Metro Bank asked for early repayment of an £18m loan from the troubled steel group Liberty more than two years ago - and it is still waiting for its money.

This revelation is another example of the financial pressures weighing on Liberty's owner GFG Alliance.

The group's future has been in doubt since its main backer, Greensill Capital, went into administration in March.

GFG says "no loan terms have been breached for non-payment".

The entrepreneur Sanjeev Gupta has been celebrated for rescuing troubled factories around the UK - and nowhere more so than in South Wales, where he bought the mothballed Alphasteel plant in Newport in 2013 and reopened it two years later.

But while politicians welcomed the man dubbed 'the saviour of steel', there were always questions about where the money came from to keep open ageing factories that others had not been able to run profitably.

This came to a head in May when the UK Serious Fraud Office announced an investigation into GFG Alliance, the Gupta family's group of businesses, looking into alleged money laundering and fraudulent trading. GFG has said it will co-operate fully with the investigation.

However, problems had arisen with a loan secured on the Newport steelworks as early as 2018, an analysis of Land Registry documents and filings for companies linked to GFG has shown.

Valued at £21m, the steelworks is owned by a UK company, Liberty Steel Property Newport Ltd (LSPN), controlled by Sanjeev Gupta.

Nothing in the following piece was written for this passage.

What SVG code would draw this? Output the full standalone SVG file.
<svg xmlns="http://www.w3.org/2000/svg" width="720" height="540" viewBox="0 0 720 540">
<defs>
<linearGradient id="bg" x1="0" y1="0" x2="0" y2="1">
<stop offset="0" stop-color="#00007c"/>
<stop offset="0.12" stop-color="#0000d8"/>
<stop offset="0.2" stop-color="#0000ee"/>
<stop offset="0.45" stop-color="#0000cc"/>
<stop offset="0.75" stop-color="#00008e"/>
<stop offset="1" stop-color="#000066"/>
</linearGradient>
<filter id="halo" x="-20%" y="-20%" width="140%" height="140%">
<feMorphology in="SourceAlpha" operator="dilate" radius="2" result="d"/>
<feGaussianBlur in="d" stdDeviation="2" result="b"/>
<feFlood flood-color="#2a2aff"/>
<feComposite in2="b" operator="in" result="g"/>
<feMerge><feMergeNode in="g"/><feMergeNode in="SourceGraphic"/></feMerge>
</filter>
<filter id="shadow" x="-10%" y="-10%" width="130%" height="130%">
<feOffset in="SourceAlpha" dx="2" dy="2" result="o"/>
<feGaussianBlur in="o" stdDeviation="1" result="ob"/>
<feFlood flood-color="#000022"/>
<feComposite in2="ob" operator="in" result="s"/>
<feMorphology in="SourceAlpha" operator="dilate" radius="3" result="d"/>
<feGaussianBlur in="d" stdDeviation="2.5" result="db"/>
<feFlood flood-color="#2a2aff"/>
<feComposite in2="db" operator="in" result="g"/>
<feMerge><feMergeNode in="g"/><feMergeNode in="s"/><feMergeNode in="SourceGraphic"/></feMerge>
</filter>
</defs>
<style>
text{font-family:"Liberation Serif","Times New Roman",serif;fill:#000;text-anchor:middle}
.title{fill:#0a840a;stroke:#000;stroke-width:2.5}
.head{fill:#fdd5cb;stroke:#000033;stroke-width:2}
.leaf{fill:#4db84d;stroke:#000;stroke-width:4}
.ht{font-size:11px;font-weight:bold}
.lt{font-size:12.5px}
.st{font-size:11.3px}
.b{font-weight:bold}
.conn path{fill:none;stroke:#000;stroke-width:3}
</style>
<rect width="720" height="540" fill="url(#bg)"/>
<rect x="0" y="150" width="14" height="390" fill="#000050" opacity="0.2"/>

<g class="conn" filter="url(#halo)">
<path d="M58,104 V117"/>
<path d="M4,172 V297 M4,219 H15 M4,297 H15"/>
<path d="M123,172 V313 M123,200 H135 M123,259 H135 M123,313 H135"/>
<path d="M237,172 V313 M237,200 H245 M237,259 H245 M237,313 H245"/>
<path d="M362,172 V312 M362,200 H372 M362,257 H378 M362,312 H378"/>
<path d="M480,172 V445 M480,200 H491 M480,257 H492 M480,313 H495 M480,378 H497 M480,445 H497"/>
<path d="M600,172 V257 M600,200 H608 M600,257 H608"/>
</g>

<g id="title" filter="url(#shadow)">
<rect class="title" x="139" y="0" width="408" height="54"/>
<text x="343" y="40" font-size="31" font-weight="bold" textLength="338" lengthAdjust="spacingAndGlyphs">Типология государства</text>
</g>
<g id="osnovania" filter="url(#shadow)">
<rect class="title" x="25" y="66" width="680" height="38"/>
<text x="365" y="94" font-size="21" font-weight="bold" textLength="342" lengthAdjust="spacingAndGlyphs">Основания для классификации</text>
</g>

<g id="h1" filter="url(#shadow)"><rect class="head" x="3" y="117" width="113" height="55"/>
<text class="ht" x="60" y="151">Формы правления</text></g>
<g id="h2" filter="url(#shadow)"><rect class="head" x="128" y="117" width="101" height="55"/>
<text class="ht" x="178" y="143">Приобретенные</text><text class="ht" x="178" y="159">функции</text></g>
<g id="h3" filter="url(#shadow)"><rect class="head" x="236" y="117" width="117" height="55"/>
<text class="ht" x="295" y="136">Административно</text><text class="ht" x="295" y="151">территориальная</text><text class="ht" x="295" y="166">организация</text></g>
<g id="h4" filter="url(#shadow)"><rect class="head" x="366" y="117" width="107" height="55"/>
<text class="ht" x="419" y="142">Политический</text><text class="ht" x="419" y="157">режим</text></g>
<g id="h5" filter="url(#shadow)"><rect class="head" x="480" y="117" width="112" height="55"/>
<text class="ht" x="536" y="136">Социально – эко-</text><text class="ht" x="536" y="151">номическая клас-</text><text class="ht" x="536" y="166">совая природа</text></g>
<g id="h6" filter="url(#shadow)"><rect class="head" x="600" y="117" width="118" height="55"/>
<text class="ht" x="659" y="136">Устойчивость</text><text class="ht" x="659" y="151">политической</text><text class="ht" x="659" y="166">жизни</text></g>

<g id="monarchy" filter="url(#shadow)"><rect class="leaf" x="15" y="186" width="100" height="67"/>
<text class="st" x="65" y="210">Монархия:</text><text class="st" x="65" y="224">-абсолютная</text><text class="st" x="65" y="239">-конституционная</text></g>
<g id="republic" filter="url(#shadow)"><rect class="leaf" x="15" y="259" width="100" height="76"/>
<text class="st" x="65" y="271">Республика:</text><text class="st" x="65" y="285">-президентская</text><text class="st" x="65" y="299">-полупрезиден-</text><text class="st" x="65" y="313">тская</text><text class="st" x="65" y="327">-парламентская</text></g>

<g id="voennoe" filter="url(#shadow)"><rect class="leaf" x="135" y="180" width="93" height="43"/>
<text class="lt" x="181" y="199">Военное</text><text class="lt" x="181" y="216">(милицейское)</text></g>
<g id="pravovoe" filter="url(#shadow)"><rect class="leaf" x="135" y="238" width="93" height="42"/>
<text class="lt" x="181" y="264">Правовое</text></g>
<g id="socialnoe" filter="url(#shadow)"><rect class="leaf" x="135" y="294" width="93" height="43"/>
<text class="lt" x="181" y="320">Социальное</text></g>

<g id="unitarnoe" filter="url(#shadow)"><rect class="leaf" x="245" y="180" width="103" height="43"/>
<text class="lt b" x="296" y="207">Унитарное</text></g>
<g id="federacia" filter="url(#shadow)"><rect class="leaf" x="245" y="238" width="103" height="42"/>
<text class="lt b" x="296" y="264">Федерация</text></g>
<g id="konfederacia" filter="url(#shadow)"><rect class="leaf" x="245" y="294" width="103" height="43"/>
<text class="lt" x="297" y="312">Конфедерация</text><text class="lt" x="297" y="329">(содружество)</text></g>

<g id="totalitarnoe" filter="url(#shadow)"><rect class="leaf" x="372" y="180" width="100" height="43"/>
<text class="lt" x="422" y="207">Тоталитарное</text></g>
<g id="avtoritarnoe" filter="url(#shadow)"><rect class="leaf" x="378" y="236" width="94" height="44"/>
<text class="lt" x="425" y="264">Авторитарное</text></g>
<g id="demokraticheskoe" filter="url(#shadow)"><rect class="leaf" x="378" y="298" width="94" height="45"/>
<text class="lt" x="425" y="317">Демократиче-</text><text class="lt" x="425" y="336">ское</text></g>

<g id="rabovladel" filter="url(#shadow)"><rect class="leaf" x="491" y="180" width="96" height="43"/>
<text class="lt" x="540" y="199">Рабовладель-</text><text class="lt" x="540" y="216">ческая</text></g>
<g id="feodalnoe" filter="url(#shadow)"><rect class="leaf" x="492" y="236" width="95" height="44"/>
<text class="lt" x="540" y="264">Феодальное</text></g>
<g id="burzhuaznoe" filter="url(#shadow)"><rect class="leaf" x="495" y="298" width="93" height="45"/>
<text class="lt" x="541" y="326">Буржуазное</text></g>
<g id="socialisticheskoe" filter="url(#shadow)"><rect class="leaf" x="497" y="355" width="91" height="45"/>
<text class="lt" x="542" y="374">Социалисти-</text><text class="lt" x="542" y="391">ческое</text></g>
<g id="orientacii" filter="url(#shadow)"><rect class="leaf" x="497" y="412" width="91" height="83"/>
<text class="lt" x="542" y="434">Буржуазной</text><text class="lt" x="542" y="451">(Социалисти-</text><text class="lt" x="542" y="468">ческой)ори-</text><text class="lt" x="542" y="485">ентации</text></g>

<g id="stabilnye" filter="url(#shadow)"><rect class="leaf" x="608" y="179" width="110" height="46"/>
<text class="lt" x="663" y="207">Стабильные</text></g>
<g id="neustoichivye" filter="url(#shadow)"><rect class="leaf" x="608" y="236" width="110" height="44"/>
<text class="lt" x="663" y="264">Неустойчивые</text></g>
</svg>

Image source, Getty Images
Image caption,
Sanjeev Gupta owns Liberty Steel, part of the GFG Alliance

Filings at the Isle of Man Companies Registry show that it's one of a portfolio of industrial properties, including another factory in South Wales and locations in Manchester and the West Midlands, which were pledged as security for an £18m loan from Metro Bank.

LSPN's accounts for 2018-19 say that "due to breaches of... covenants and restrictions, Metro bank have called in the [loan] facility and have stipulated that full repayment must be made" by 31 March 2020.

The accounts for the following year confirm that, although that deadline has passed, there are "ongoing discussions" to renegotiate the financing arrangement, and Metro Bank has agreed to "defer any action" for now.

A GFG Alliance spokesman declined to say what had caused the loan terms to be breached. He said "no loan terms have been breached due to non-payment" and "discussions are ongoing and are being resolved."

Isle of Man filings list a number of covenants for the loan, including one stipulating that the borrower "shall not discount or factor its book debts."

Greensill's supply chain finance activity often involved discounting debts, giving suppliers early payment of money owed by their customers in exchange for a fee.

This was widely used by GFG companies - however the spokesman would not comment on whether it was a cause of this particular breach.

Image source, Getty Images

Some GFG companies report annual revenues of billions of pounds, so £18m is a relatively small sum for a global enterprise employing 35,000 people.

However, the length of time it has taken to resolve the issues over the loan is further evidence of the financial pressures weighing on GFG.

Since the Greensill collapse, those pressures have intensified. One investor, Credit Suisse, has begun proceedings to wind up parts of GFG Alliance to recover money it is owed, and Tata is reportedly suing Liberty Steel over unpaid debts.

GFG requested a £170m bailout from the UK government, which it rejected.

Metro Bank said that for confidentiality reasons it was unable to disclose details of customers or transactions with them.